Set exercise »
Set down, exactly as written, the lines from the top of the data to the line that holds "import plotly.graph_objects as go", and omit the pictures.

====== Dataset section

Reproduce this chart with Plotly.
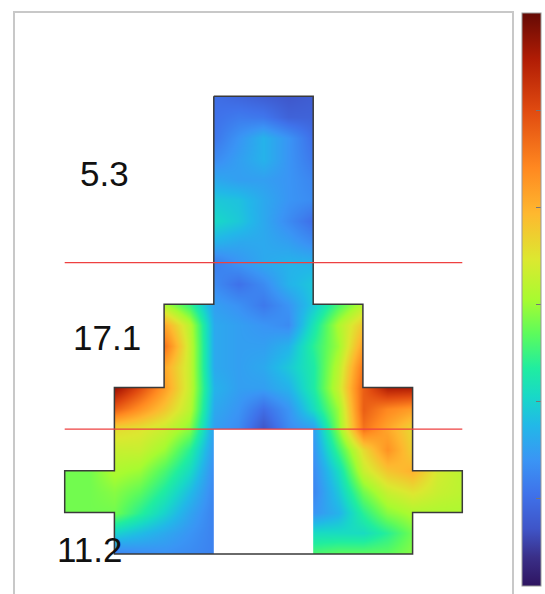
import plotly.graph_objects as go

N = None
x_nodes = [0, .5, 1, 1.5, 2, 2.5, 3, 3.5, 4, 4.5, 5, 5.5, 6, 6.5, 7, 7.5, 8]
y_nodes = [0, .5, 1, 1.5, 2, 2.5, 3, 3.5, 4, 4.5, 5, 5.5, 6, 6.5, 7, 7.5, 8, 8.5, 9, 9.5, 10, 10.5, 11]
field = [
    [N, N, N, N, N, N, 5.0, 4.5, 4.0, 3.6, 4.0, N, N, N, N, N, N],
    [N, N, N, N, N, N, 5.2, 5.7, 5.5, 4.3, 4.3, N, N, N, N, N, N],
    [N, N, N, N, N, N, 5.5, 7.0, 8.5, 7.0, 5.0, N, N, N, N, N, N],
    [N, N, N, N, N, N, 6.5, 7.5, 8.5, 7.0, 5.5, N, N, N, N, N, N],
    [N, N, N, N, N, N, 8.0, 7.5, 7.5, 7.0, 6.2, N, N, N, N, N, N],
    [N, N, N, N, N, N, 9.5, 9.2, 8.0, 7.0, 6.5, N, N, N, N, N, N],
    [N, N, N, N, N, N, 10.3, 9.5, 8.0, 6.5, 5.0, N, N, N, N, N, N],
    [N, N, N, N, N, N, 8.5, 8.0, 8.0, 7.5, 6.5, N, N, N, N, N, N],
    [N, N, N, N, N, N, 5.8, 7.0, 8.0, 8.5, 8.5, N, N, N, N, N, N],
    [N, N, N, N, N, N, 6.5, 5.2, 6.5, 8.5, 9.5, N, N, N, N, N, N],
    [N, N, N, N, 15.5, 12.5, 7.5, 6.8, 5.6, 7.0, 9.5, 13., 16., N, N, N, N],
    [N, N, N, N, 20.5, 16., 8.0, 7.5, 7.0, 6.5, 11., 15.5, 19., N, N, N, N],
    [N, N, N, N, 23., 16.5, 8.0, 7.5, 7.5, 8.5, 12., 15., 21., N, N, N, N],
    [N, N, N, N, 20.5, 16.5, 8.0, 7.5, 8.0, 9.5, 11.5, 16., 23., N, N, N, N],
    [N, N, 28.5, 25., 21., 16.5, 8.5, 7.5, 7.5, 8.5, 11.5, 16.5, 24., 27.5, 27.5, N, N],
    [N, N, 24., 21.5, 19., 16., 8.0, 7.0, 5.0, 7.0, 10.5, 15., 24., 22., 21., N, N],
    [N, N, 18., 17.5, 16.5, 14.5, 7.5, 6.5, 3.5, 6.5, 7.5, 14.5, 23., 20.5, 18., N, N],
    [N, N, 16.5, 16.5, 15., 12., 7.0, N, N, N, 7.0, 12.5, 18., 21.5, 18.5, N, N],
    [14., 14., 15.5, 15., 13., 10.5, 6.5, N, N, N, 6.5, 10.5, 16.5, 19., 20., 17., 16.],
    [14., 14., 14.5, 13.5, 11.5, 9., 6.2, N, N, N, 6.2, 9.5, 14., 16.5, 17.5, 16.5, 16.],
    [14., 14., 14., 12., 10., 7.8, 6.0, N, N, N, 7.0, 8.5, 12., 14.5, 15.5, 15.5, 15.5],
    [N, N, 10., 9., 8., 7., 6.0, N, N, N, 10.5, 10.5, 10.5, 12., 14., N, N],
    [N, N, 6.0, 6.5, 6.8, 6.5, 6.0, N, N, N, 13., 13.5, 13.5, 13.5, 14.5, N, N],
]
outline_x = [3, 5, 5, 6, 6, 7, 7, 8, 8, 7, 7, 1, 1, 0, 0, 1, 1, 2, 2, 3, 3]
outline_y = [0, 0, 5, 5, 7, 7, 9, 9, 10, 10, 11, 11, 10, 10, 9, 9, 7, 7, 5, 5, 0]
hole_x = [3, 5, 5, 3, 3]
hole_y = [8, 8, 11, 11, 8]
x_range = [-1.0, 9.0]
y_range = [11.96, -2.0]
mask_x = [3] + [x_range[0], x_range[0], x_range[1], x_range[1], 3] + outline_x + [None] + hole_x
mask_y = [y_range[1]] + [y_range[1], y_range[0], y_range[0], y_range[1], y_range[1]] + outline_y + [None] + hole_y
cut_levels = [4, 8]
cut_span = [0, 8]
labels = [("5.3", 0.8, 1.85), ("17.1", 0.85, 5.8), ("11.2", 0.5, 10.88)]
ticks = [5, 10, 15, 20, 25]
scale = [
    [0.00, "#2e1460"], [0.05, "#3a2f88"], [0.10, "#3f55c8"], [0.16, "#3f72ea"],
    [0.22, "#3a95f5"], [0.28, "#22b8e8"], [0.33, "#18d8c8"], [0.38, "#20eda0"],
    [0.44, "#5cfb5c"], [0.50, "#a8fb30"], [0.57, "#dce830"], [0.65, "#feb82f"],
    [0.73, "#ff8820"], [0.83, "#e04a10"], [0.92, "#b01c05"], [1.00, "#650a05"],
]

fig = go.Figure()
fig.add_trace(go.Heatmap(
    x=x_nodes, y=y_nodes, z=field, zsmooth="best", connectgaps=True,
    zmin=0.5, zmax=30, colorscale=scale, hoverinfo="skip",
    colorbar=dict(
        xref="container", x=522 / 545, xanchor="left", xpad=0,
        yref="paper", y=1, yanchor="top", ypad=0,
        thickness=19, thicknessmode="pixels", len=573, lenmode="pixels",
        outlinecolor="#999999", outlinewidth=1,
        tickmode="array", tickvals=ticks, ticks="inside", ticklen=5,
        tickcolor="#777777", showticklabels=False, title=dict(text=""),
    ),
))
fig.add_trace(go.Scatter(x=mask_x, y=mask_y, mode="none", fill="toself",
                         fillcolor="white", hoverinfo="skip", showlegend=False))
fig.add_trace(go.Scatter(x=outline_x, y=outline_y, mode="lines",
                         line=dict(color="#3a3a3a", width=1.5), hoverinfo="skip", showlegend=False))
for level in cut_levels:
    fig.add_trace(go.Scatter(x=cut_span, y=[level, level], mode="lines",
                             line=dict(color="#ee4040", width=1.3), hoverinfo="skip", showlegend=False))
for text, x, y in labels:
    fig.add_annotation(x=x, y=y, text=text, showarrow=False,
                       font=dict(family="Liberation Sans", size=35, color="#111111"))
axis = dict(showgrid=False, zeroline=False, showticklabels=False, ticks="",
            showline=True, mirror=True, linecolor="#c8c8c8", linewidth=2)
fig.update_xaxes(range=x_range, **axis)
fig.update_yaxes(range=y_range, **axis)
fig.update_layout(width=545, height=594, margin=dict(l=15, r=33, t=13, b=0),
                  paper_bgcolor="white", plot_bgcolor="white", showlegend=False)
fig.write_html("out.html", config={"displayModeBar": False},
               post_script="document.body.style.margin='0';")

============

Solution to the exercise »
Reproduce this chart with Plotly.
import plotly.graph_objects as go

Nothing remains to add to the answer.